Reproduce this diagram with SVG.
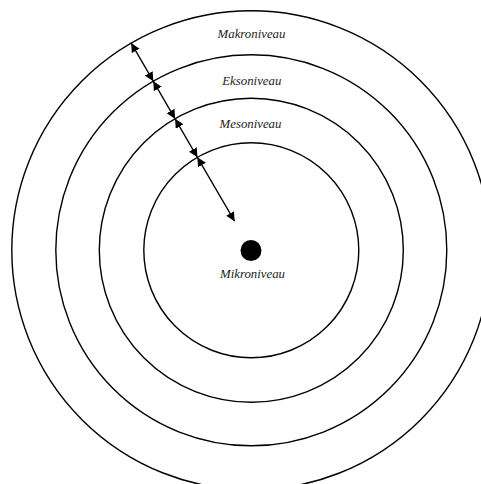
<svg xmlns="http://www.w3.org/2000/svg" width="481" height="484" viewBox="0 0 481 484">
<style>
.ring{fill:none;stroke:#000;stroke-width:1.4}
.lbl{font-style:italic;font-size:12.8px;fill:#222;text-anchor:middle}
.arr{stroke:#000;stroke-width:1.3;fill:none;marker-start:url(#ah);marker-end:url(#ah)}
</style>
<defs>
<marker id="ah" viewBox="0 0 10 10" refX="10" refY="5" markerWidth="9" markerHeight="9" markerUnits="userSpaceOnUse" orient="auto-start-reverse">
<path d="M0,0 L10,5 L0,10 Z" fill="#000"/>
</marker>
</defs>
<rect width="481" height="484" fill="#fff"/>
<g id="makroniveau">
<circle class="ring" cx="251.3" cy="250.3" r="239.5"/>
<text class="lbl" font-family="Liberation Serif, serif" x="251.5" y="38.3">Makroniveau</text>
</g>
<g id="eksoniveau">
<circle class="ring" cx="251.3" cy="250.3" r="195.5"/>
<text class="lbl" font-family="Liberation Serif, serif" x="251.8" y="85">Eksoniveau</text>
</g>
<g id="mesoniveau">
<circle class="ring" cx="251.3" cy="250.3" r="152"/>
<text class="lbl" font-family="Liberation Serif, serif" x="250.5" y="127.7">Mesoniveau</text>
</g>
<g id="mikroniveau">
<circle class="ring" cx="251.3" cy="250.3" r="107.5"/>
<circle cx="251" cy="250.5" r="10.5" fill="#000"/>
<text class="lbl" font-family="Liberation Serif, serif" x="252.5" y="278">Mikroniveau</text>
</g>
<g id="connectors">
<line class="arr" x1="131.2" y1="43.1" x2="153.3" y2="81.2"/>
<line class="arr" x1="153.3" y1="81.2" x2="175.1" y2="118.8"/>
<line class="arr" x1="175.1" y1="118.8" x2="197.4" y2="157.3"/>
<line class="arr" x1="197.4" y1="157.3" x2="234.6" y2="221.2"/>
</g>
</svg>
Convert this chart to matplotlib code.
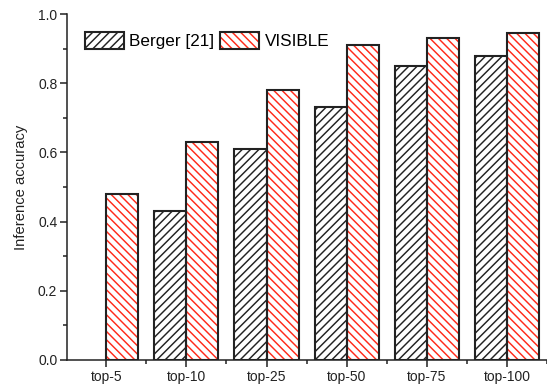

......

## Given problem:
Every entry above is to be set down exactly; the pictures are to be left out.

## Correct output:
Reproduce this diagram with SVG.
<svg xmlns="http://www.w3.org/2000/svg" width="481" height="484" viewBox="0 0 481 484">
<style>
.ring{fill:none;stroke:#000;stroke-width:1.4}
.lbl{font-style:italic;font-size:12.8px;fill:#222;text-anchor:middle}
.arr{stroke:#000;stroke-width:1.3;fill:none;marker-start:url(#ah);marker-end:url(#ah)}
</style>
<defs>
<marker id="ah" viewBox="0 0 10 10" refX="10" refY="5" markerWidth="9" markerHeight="9" markerUnits="userSpaceOnUse" orient="auto-start-reverse">
<path d="M0,0 L10,5 L0,10 Z" fill="#000"/>
</marker>
</defs>
<rect width="481" height="484" fill="#fff"/>
<g id="makroniveau">
<circle class="ring" cx="251.3" cy="250.3" r="239.5"/>
<text class="lbl" font-family="Liberation Serif, serif" x="251.5" y="38.3">Makroniveau</text>
</g>
<g id="eksoniveau">
<circle class="ring" cx="251.3" cy="250.3" r="195.5"/>
<text class="lbl" font-family="Liberation Serif, serif" x="251.8" y="85">Eksoniveau</text>
</g>
<g id="mesoniveau">
<circle class="ring" cx="251.3" cy="250.3" r="152"/>
<text class="lbl" font-family="Liberation Serif, serif" x="250.5" y="127.7">Mesoniveau</text>
</g>
<g id="mikroniveau">
<circle class="ring" cx="251.3" cy="250.3" r="107.5"/>
<circle cx="251" cy="250.5" r="10.5" fill="#000"/>
<text class="lbl" font-family="Liberation Serif, serif" x="252.5" y="278">Mikroniveau</text>
</g>
<g id="connectors">
<line class="arr" x1="131.2" y1="43.1" x2="153.3" y2="81.2"/>
<line class="arr" x1="153.3" y1="81.2" x2="175.1" y2="118.8"/>
<line class="arr" x1="175.1" y1="118.8" x2="197.4" y2="157.3"/>
<line class="arr" x1="197.4" y1="157.3" x2="234.6" y2="221.2"/>
</g>
</svg>
Convert this chart to matplotlib code.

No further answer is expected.